The next day when the Waratahs returned home, a cargo container was sighted through one of the aircraft windows. On one side the Christchurch airport cargo crew had written: ''Thanks for coming, Waratahs. Will you need a 100-point start against the Brumbies next week? You are the weakest link. Goodbye. Signed, the Crusaders.''

A week later in the semi-finals, the Brumbies won 51-10. A 100-point start would have been handy.

As for my favourite Super Rugby game - again no argument. This I didn't attend, but the 2006 Super 14 final between the Crusaders and Hurricanes - again in Christchurch - wins out due to the exceptional television coverage. You couldn't see anything, but I would still rank it among my top five sporting event broadcasts.

An hour before kick-off, a thick fog covered the ground; it refused to lift, turning the match into something you would expect on a dark night in the Yorkshire Moors.
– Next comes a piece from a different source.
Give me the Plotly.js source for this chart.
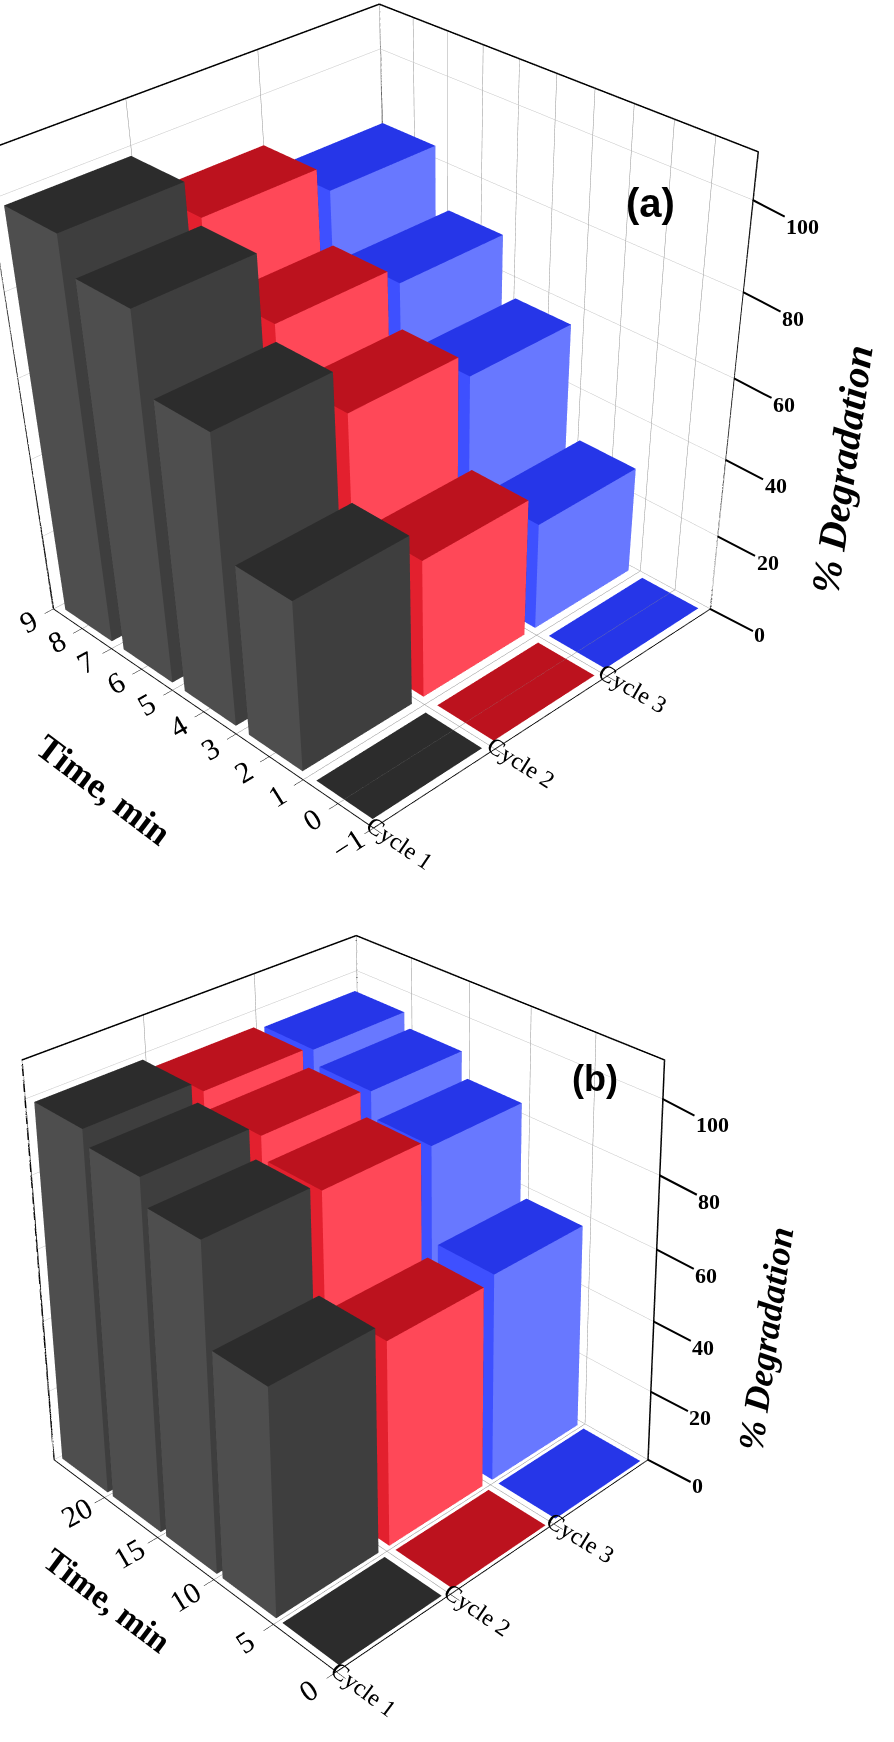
<!DOCTYPE html>
<html>
<head>
<meta charset="utf-8">
<script src="https://cdn.plot.ly/plotly-3.0.1.min.js"></script>
<style>
  html, body { margin: 0; padding: 0; background: #ffffff; }
  #chart { width: 894px; height: 1742px; }
  #info { position: absolute; left: 0; top: 0; font: 14px sans-serif; color: #c00; white-space: pre-wrap; z-index: 10; }
</style>
</head>
<body>
<div id="info"></div>
<div id="chart"></div>
<script>
const info = document.getElementById('info');
window.addEventListener('error', e => { info.textContent += 'error: ' + e.message + '\n'; });

// ---------- data ----------
const cycles = ['Cycle 1', 'Cycle 2', 'Cycle 3'];

// panel (a)
const timeA = [0, 2, 4, 6, 8];
const a_cycle1 = [0, 44, 73, 91, 99];
const a_cycle2 = [0, 36, 62, 74, 90];
const a_cycle3 = [0, 28, 56, 70, 84];
const timeTicksA = [-1, 0, 1, 2, 3, 4, 5, 6, 7, 8, 9];

// panel (b)
const timeB = [0, 5, 10, 15, 20];
const b_cycle1 = [0, 61, 88, 95, 99];
const b_cycle2 = [0, 56, 86, 92, 96];
const b_cycle3 = [0, 58, 84, 91, 95];
const timeTicksB = [0, 5, 10, 15, 20];

const degTicks = [0, 20, 40, 60, 80, 100];

// ---------- styles ----------
const palette = [
  { top: '#2c2c2c', xm: '#4e4e4e', ym: '#3e3e3e', other: '#353535' },
  { top: '#bc121e', xm: '#e3202e', ym: '#ff4858', other: '#d01828' },
  { top: '#2636e8', xm: '#3e50ff', ym: '#6878ff', other: '#3444f0' }
];
const serif = 'Liberation Serif';

function barMesh(times, vals, cycleIndex, timeOffset, timeWidth, style, sceneId) {
  const X = [], Y = [], Z = [], I = [], J = [], K = [], FC = [];
  const cx = cycleIndex + 1;
  const hw = 0.45;
  const ht = timeWidth / 2;
  times.forEach((t, n) => {
    const x0 = cx - hw, x1 = cx + hw;
    const y0 = t + timeOffset - ht, y1 = t + timeOffset + ht;
    const z0 = 0, z1 = vals[n];
    const b = X.length;
    const pts = [[x0,y0,z0],[x1,y0,z0],[x1,y1,z0],[x0,y1,z0],
                 [x0,y0,z1],[x1,y0,z1],[x1,y1,z1],[x0,y1,z1]];
    pts.forEach(p => { X.push(p[0]); Y.push(p[1]); Z.push(p[2]); });
    const faces = [
      [[0,1,2],[0,2,3], style.other],
      [[4,5,6],[4,6,7], style.top],
      [[0,1,5],[0,5,4], style.ym],
      [[3,2,6],[3,6,7], style.other],
      [[0,3,7],[0,7,4], style.xm],
      [[1,2,6],[1,6,5], style.other]
    ];
    faces.forEach(f => {
      [f[0], f[1]].forEach(tri => {
        I.push(b + tri[0]); J.push(b + tri[1]); K.push(b + tri[2]); FC.push(f[2]);
      });
    });
  });
  return {
    type: 'mesh3d', scene: sceneId,
    x: X, y: Y, z: Z, i: I, j: J, k: K,
    facecolor: FC, flatshading: true,
    lighting: { ambient: 1, diffuse: 0, specular: 0, roughness: 1, fresnel: 0 },
    hoverinfo: 'skip'
  };
}

// outline of the back walls + z axis line at the right corner (from the axis ranges)
function wallFrame(xr, yr, zr, sceneId) {
  return {
    type: 'scatter3d', mode: 'lines', scene: sceneId,
    x: [xr[0], xr[0], xr[1], xr[1], xr[1], null, xr[1], xr[1]],
    y: [yr[1], yr[1], yr[1], yr[0], yr[0], null, yr[1], yr[1]],
    z: [zr[0], zr[1], zr[1], zr[1], zr[0], null, zr[1], zr[0]],
    line: { color: '#000000', width: 3 }, hoverinfo: 'skip'
  };
}

const xRange = [0.5, 3.5], zRange = [0, 110];
const yRangeA = [-1, 9], yRangeB = [0, 25];

const traces = [];
[a_cycle1, a_cycle2, a_cycle3].forEach((v, c) =>
  traces.push(barMesh(timeA, v, c, 0, 1.6, palette[c], 'scene')));
traces.push(wallFrame(xRange, yRangeA, zRange, 'scene'));
[b_cycle1, b_cycle2, b_cycle3].forEach((v, c) =>
  traces.push(barMesh(timeB, v, c, 2.5, 4.5, palette[c], 'scene2')));
traces.push(wallFrame(xRange, yRangeB, zRange, 'scene2'));

// z tick labels (with short tick lines) at the right corner, plus axis titles
function sceneAnnotations(yr, timeShift, degShift, titleSize, degSize) {
  const span = yr[1] - yr[0];
  const ax = xRange[1] - 0.001, ay = yr[0] + 0.001 * span;
  const ann = degTicks.map(z => ({
    x: ax, y: ay, z: z, text: String(z),
    showarrow: true, arrowhead: 0, arrowwidth: 2, arrowcolor: '#000000',
    ax: 50, ay: 26, standoff: 0,
    font: { family: serif, size: 22, color: '#000000', weight: 'bold' }
  }));
  ann.push({
    x: ax, y: ay, z: 55, text: '% Degradation', showarrow: false,
    xshift: degShift[0], yshift: degShift[1], textangle: -82,
    font: { family: serif, size: degSize, color: '#000000', weight: 'bold', style: 'italic' }
  });
  ann.push({
    x: xRange[0] + 0.001, y: (yr[0] + yr[1]) / 2, z: 0, text: 'Time, min', showarrow: false,
    xshift: timeShift[0], yshift: timeShift[1], textangle: 37,
    font: { family: serif, size: titleSize, color: '#000000', weight: 'bold' }
  });
  return ann;
}

function sceneLayout(timeRange, timeTicks, aspectZ, eye, center, ann) {
  return {
    domain: { x: [0, 1], y: [0, 1] },
    aspectmode: 'manual',
    aspectratio: { x: 1, y: 1, z: aspectZ },
    camera: { eye: eye, up: { x: 0, y: 0, z: 1 }, center: center },
    bgcolor: 'rgba(0,0,0,0)',
    annotations: ann,
    xaxis: {
      range: xRange, tickvals: [0.5, 1.5, 2.5, 3.5], ticktext: cycles.concat(['']),
      title: { text: '' },
      tickfont: { family: serif, size: 17, color: '#000000' },
      showgrid: true, gridcolor: '#8c8c8c', gridwidth: 1,
      showline: true, linecolor: '#000000', linewidth: 2,
      ticks: 'outside', ticklen: 10, tickcolor: '#000000',
      zeroline: false, showbackground: false, showspikes: false
    },
    yaxis: {
      range: timeRange, tickvals: timeTicks,
      title: { text: '' },
      tickfont: { family: serif, size: 19, color: '#000000' },
      showgrid: true, gridcolor: '#8c8c8c', gridwidth: 1,
      showline: true, linecolor: '#000000', linewidth: 2,
      ticks: 'outside', ticklen: 10, tickcolor: '#000000',
      zeroline: false, showbackground: false, showspikes: false
    },
    zaxis: {
      range: zRange, tickvals: degTicks,
      title: { text: '' },
      showticklabels: false, ticks: '',
      showgrid: true, gridcolor: '#c4c4c4', gridwidth: 1,
      showline: false,
      zeroline: false, showbackground: false, showspikes: false
    }
  };
}

const layout = {
  width: 894, height: 1742,
  margin: { l: 0, r: 0, t: 0, b: 0 },
  paper_bgcolor: '#ffffff',
  showlegend: false,
  scene: sceneLayout(yRangeA, timeTicksA, 1.02,
    { x: -2.514, y: -2.712, z: 2.164 }, { x: -0.445, y: -0.643, z: -0.564 },
    sceneAnnotations(yRangeA, [-100, -78], [110, -70], 36, 40)),
  scene2: sceneLayout(yRangeB, timeTicksB, 1.056,
    { x: -2.788, y: -3.111, z: 2.575 }, { x: -0.147, y: -0.470, z: 1.141 },
    sceneAnnotations(yRangeB, [-78, -42], [110, -71], 34, 36)),
  annotations: [
    { text: '(a)', x: 0.757, y: 0.897, xref: 'paper', yref: 'paper', showarrow: false,
      font: { family: 'Liberation Sans', size: 40, color: '#000000', weight: 'bold' } },
    { text: '(b)', x: 0.694, y: 0.381, xref: 'paper', yref: 'paper', showarrow: false,
      font: { family: 'Liberation Sans', size: 36, color: '#000000', weight: 'bold' } }
  ]
};

try {
  Plotly.newPlot('chart', traces, layout, { displayModeBar: false })
    .catch(e => { info.textContent += 'plot err: ' + e + '\n'; });
} catch (e) { info.textContent += 'sync err: ' + e + '\n' + (e.stack || ''); }
</script>
</body>
</html>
Visibility was near zero. The players could see only a few metres in front of them. When Crusaders fullback Leon MacDonald arrived at the ground, he thought the fireworks had gone off early. And all the crowd could see were eerie shadows in the mist. The rumour soon spread that Lord Lucan was playing on the far wing.

Those in the press box had given up after 15 minutes, demanding that match officials put a loud rattle in the ball so they had some idea where the ground was. What hope for the commentators? High up in the main grandstand, the Sky Sport commentators Grant Nisbett and Murray Mexted admitted they couldn't see anything. Their sideline eye, Tony Johnson, was immediately on the case, charging over to the far sideline where, peering into the fog, he was able to provide graphic description of what was happening down the mine.

If the action was on Nisbett's side of the field, a few metres near the sideline, he would call the game; when it went to Johnson's side, the sideline eye would take over the commentary. It worked perfectly, with the trio provide a funny, inventive and somehow informative call of the game.

Many would have got flustered. They didn't. When the commentary team remarked that neither side had made a line break, Johnson chimed in: "Well, none that we know of." And Nisbett announced that the Crusaders had triumphed 19-12 with: "There goes the foghorn." The following day, Johnson told me: "It was like trying to commentate on a game between ghosts."

As for the most enriching Super Rugby moment, that must go to being there for the 2014 Waratahs' grand final triumph at ANZ Stadium. It was a special game, with so many champagne moments, including the last-minute kicks to win the event. For all those Waratahs followers who had suffered so much, there was at last some reward - as shown by the most startling and resounding standing ovation ever received by an Australian coach when Michael Cheika walked onto the field about 10 minutes after the final whistle.

Sydneysiders are a discerning mob, but that night they headed out to the boondocks and in numbers rose as one when the Waratahs at last got it together. And with it came a feeling that maybe, just maybe, the often-teetering rugby environment had re-established a solid foothold in Australia's biggest city. Enough to even hope.